Copy out the whole listing exactly as written, leaving the pictures behind.

● ● ● ● ●

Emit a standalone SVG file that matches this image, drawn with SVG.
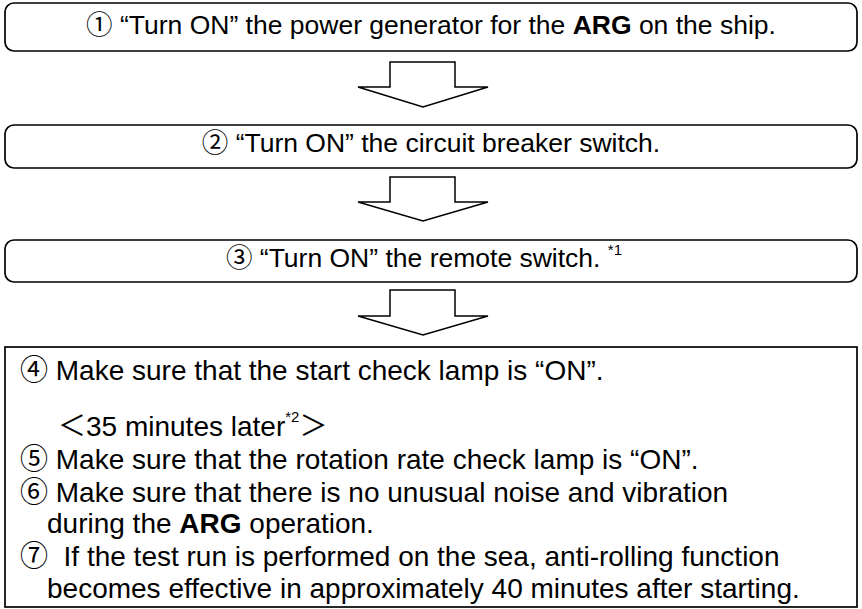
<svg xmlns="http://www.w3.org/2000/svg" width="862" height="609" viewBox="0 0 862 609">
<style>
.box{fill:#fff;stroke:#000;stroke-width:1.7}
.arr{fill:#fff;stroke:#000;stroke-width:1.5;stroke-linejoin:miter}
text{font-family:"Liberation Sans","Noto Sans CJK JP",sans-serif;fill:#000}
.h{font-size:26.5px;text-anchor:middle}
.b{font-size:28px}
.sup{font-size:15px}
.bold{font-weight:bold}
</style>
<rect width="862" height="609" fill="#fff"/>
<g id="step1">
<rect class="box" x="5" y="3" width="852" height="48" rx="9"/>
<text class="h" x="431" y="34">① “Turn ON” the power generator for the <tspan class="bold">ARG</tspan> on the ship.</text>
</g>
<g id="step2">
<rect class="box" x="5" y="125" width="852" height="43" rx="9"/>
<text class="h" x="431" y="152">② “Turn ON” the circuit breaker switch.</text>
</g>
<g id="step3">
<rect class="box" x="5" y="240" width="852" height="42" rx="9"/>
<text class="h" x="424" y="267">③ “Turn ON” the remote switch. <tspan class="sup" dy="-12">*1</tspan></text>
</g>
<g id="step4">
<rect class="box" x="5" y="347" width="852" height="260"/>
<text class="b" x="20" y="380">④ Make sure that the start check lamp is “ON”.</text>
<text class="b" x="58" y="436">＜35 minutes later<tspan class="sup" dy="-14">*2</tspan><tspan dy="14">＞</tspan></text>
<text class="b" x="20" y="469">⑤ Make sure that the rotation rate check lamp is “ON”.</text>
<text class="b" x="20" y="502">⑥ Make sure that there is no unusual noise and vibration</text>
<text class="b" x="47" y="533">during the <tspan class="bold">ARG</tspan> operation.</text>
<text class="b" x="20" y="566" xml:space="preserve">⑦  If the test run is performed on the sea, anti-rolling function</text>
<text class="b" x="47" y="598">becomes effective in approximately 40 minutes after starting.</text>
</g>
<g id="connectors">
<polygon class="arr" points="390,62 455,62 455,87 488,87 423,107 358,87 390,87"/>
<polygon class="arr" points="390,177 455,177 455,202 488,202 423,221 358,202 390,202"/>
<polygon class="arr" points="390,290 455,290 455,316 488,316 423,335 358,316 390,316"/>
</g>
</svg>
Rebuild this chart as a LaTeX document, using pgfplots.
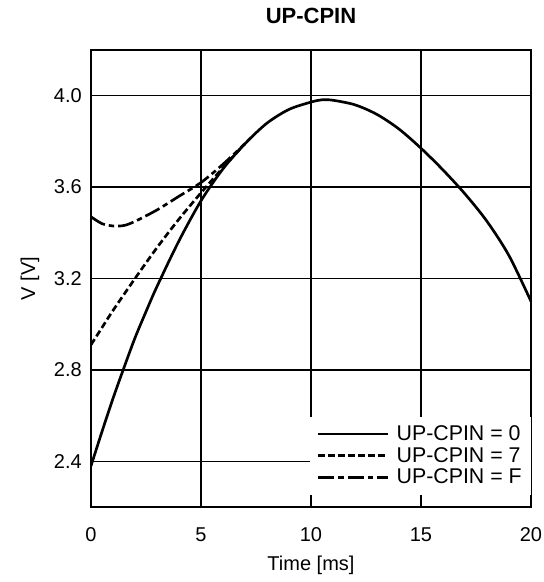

● ● ● ● ●

→ **Written response**
Emit a standalone SVG file that matches this image, drawn with SVG.
<svg xmlns="http://www.w3.org/2000/svg" width="862" height="609" viewBox="0 0 862 609">
<style>
.box{fill:#fff;stroke:#000;stroke-width:1.7}
.arr{fill:#fff;stroke:#000;stroke-width:1.5;stroke-linejoin:miter}
text{font-family:"Liberation Sans","Noto Sans CJK JP",sans-serif;fill:#000}
.h{font-size:26.5px;text-anchor:middle}
.b{font-size:28px}
.sup{font-size:15px}
.bold{font-weight:bold}
</style>
<rect width="862" height="609" fill="#fff"/>
<g id="step1">
<rect class="box" x="5" y="3" width="852" height="48" rx="9"/>
<text class="h" x="431" y="34">① “Turn ON” the power generator for the <tspan class="bold">ARG</tspan> on the ship.</text>
</g>
<g id="step2">
<rect class="box" x="5" y="125" width="852" height="43" rx="9"/>
<text class="h" x="431" y="152">② “Turn ON” the circuit breaker switch.</text>
</g>
<g id="step3">
<rect class="box" x="5" y="240" width="852" height="42" rx="9"/>
<text class="h" x="424" y="267">③ “Turn ON” the remote switch. <tspan class="sup" dy="-12">*1</tspan></text>
</g>
<g id="step4">
<rect class="box" x="5" y="347" width="852" height="260"/>
<text class="b" x="20" y="380">④ Make sure that the start check lamp is “ON”.</text>
<text class="b" x="58" y="436">＜35 minutes later<tspan class="sup" dy="-14">*2</tspan><tspan dy="14">＞</tspan></text>
<text class="b" x="20" y="469">⑤ Make sure that the rotation rate check lamp is “ON”.</text>
<text class="b" x="20" y="502">⑥ Make sure that there is no unusual noise and vibration</text>
<text class="b" x="47" y="533">during the <tspan class="bold">ARG</tspan> operation.</text>
<text class="b" x="20" y="566" xml:space="preserve">⑦  If the test run is performed on the sea, anti-rolling function</text>
<text class="b" x="47" y="598">becomes effective in approximately 40 minutes after starting.</text>
</g>
<g id="connectors">
<polygon class="arr" points="390,62 455,62 455,87 488,87 423,107 358,87 390,87"/>
<polygon class="arr" points="390,177 455,177 455,202 488,202 423,221 358,202 390,202"/>
<polygon class="arr" points="390,290 455,290 455,316 488,316 423,335 358,316 390,316"/>
</g>
</svg>
Rebuild this chart as a LaTeX document, using pgfplots.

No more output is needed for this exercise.